Ecart avec le premier : 10 jour, 3 heures, 56 minutes et 0 secondes

Vitesse moyenne (sur l’orthodromie) : 6.66 noeuds

Hier, j'ai vécu un cauchemar. J'ai eu deux jours de soleil et cela signifiait qu'avec mon panneau solaire branché sur ma petite batterie de moteur, j'avais mon pilote automatique. Il s'agissait d'un pilote automatique à boussole très basique et avec le soleil, j'avais de l'énergie pour ne pas avoir à conduire en permanence. Pendant six jours, j'ai dû rester collé à la barre. Ce n'était pas du tout agréable. Sur le Rhum, il ne restait que 400 milles avant l'arrivée et je pouvais me battre, c'était très différent mentalement, je pouvais me battre, mais cette fois-ci, à 1300 milles de l'arrivée, j'étais dans une situation très, très difficile. Sur le Rhum, c'était du vent arrière et je savais que si je continuais à avancer, j'y arriverais.

La panne

Lorsque j'ai été renversé, il me restait 1300 milles à parcourir, sans aucune puissance et avec des conditions météorologiques très difficiles. J'ai navigué dans environ 38 nœuds de vent, au portant, avec la grand-voile et le J2 pendant des heures. Je n'étais pas surpuissant, j'étais plutôt à l'aise. J'étais à la station de navigation quand soudain le pilote a fait un empannage chinois, je naviguais à 145TWA. Je ne sais pas ce qui s'est passé, mais si vous empannez avec un empennage plein, une quille pleine, un ballast plein, cela vous fait basculer assez rapidement. Et puis une grosse vague m'a frappé et m'a fait basculer encore plus. J'ai regardé mon journal de bord et j'avais une gîte de 128 degrés, donc j'étais vraiment à l'envers....C'était un carnage. Le pire, c'est qu'au bout de 10 secondes, j'ai eu un black-out complet, plus d'électricité, plus rien. À 3 heures du matin, à 40 nœuds, ce n'est pas une position très agréable. J'ai volé à travers l'intérieur du bateau et j'ai un coude gravement contusionné et un cou douloureux.
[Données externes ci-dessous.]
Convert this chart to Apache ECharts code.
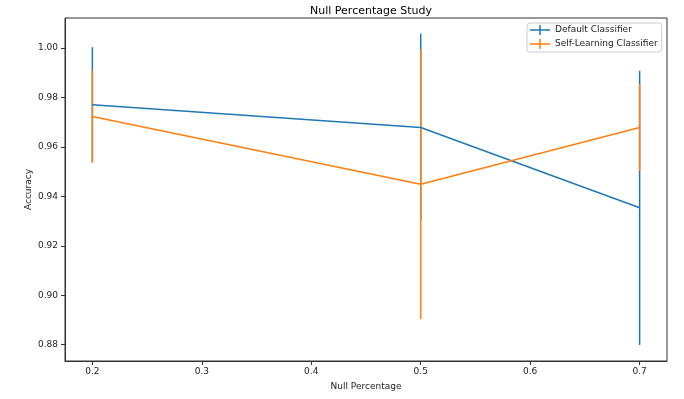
<!DOCTYPE html>
<html>
<head>
<meta charset="utf-8">
<script src="https://cdn.jsdelivr.net/npm/echarts@6/dist/echarts.min.js"></script>
<style>html,body{margin:0;padding:0;background:#fff;}#c{width:684px;height:399px;}</style>
</head>
<body>
<div id="c"></div>
<script>
var xValues = [0.2, 0.5, 0.7];
var defaultMean = [0.9771, 0.9679, 0.9354];
var defaultErr = [0.0233, 0.0380, 0.0555];
var selfMean = [0.9723, 0.9449, 0.9679];
var selfErr = [0.0186, 0.0545, 0.0176];
var xTicks = [0.2, 0.3, 0.4, 0.5, 0.6, 0.7];
var yTicks = [0.88, 0.90, 0.92, 0.94, 0.96, 0.98, 1.00];
var seriesNames = ['Default Classifier', 'Self-Learning Classifier'];
var colors = ['#1f77b4', '#ff7f0e'];

var FONT = 'DejaVu Sans';
var TXT = '#222';
function pts(mean) { return xValues.map(function (x, i) { return [x, mean[i]]; }); }
function errData(mean, err) { return xValues.map(function (x, i) { return [x, mean[i] - err[i], mean[i] + err[i]]; }); }
function errSeries(name, mean, err, color) {
  return {
    type: 'custom', name: name, data: errData(mean, err),
    renderItem: function (params, api) {
      var p1 = api.coord([api.value(0), api.value(1)]);
      var p2 = api.coord([api.value(0), api.value(2)]);
      return { type: 'line', shape: { x1: p1[0], y1: p1[1], x2: p2[0], y2: p2[1] },
        style: { stroke: color, lineWidth: 1.5 } };
    },
    encode: { x: 0, y: [1, 2] }, silent: true
  };
}
function lineSeries(name, mean, color) {
  return { type: 'line', name: name, data: pts(mean), showSymbol: false, symbol: 'none',
    lineStyle: { color: color, width: 1.5 }, itemStyle: { color: color }, silent: true, animation: false };
}
var icon = 'path://M0,4.25h20v1.5h-20z M9.25,0h1.5v10h-1.5z';
var chart = echarts.init(document.getElementById('c'));
chart.setOption({
  animation: false,
  title: { text: 'Null Percentage Study', left: 366, top: 1, textAlign: 'center',
    textStyle: { fontFamily: FONT, fontSize: 11, fontWeight: 'normal', color: '#000' } },
  grid: { left: 65, right: 17, top: 18, bottom: 38, show: true, borderColor: '#333', borderWidth: 1, backgroundColor: 'transparent' },
  legend: {
    orient: 'vertical', left: 527, top: 23, padding: [2, 4, 3, 3], itemGap: 4,
    itemWidth: 20, itemHeight: 10, symbolKeepAspect: false,
    backgroundColor: '#fff', borderColor: '#ccc', borderWidth: 1, borderRadius: 3,
    textStyle: { fontFamily: FONT, fontSize: 9, color: TXT },
    data: [
      { name: seriesNames[0], icon: icon, itemStyle: { color: colors[0] } },
      { name: seriesNames[1], icon: icon, itemStyle: { color: colors[1] } }
    ], selectedMode: false
  },
  xAxis: {
    type: 'value', min: 0.175, max: 0.725,
    name: 'Null Percentage', nameLocation: 'middle', nameGap: 21, nameMoveOverlap: false,
    nameTextStyle: { fontFamily: FONT, fontSize: 9, color: TXT },
    axisLine: { show: true, lineStyle: { color: '#333', width: 1 } },
    axisTick: { show: true, inside: false, length: 4, customValues: xTicks, lineStyle: { color: '#333' } },
    axisLabel: { customValues: xTicks, margin: 6, fontFamily: FONT, fontSize: 9, color: TXT,
      formatter: function (v) { return v.toFixed(1); } },
    splitLine: { show: false }
  },
  yAxis: {
    type: 'value', min: 0.8734, max: 1.0122,
    name: 'Accuracy', nameLocation: 'middle', nameGap: 32, nameRotate: 90, nameMoveOverlap: false,
    nameTextStyle: { fontFamily: FONT, fontSize: 9, color: TXT },
    axisLine: { show: true, lineStyle: { color: '#333', width: 1 } },
    axisTick: { show: true, inside: false, length: 4, customValues: yTicks, lineStyle: { color: '#333' } },
    axisLabel: { customValues: yTicks, margin: 7, fontFamily: FONT, fontSize: 9, color: TXT,
      formatter: function (v) { return v.toFixed(2); } },
    splitLine: { show: false }
  },
  series: [
    lineSeries(seriesNames[0], defaultMean, colors[0]),
    errSeries(seriesNames[0], defaultMean, defaultErr, colors[0]),
    lineSeries(seriesNames[1], selfMean, colors[1]),
    errSeries(seriesNames[1], selfMean, selfErr, colors[1])
  ]
});
</script>
</body>
</html>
Les premières 24 heures se sont déroulées en mode crise. Je n'avais plus de courant et j'ai dû, tant bien que mal, affaler les voiles en toute sécurité. L'enrouleur J2 était cassé, j'ai donc eu beaucoup de mal à l'enrouler et il y a beaucoup de dégâts.

Accepter la souffrance

J'ai ensuite pansé mes plaies pendant un jour ou deux. Puis j'ai réussi à mettre en place ce système électrique de base et les choses les plus importantes à faire fonctionner avec mes panneaux solaires qui alimentent la batterie du moteur. De ce fait, lorsque j'avais du soleil, je pouvais faire fonctionner les choses les plus importantes sur le bateau, les communications par satellite, le pilote de base, le téléchargement de fichiers GRIB, et lentement, j'ai recommencé à avancer. Mais là-haut, sur les Grands Bancs, c'est gris, brumeux, misérable. Les deux premiers jours, je n'ai pas pu faire grand-chose. Je n'avais pas d'AIS et j'étais dans le couloir de navigation et je voyais des bateaux autour de moi, ce qui n'était pas très agréable non plus.  Je suis toujours en un seul morceau, mais le bateau a subi quelques dégâts au niveau des voiles.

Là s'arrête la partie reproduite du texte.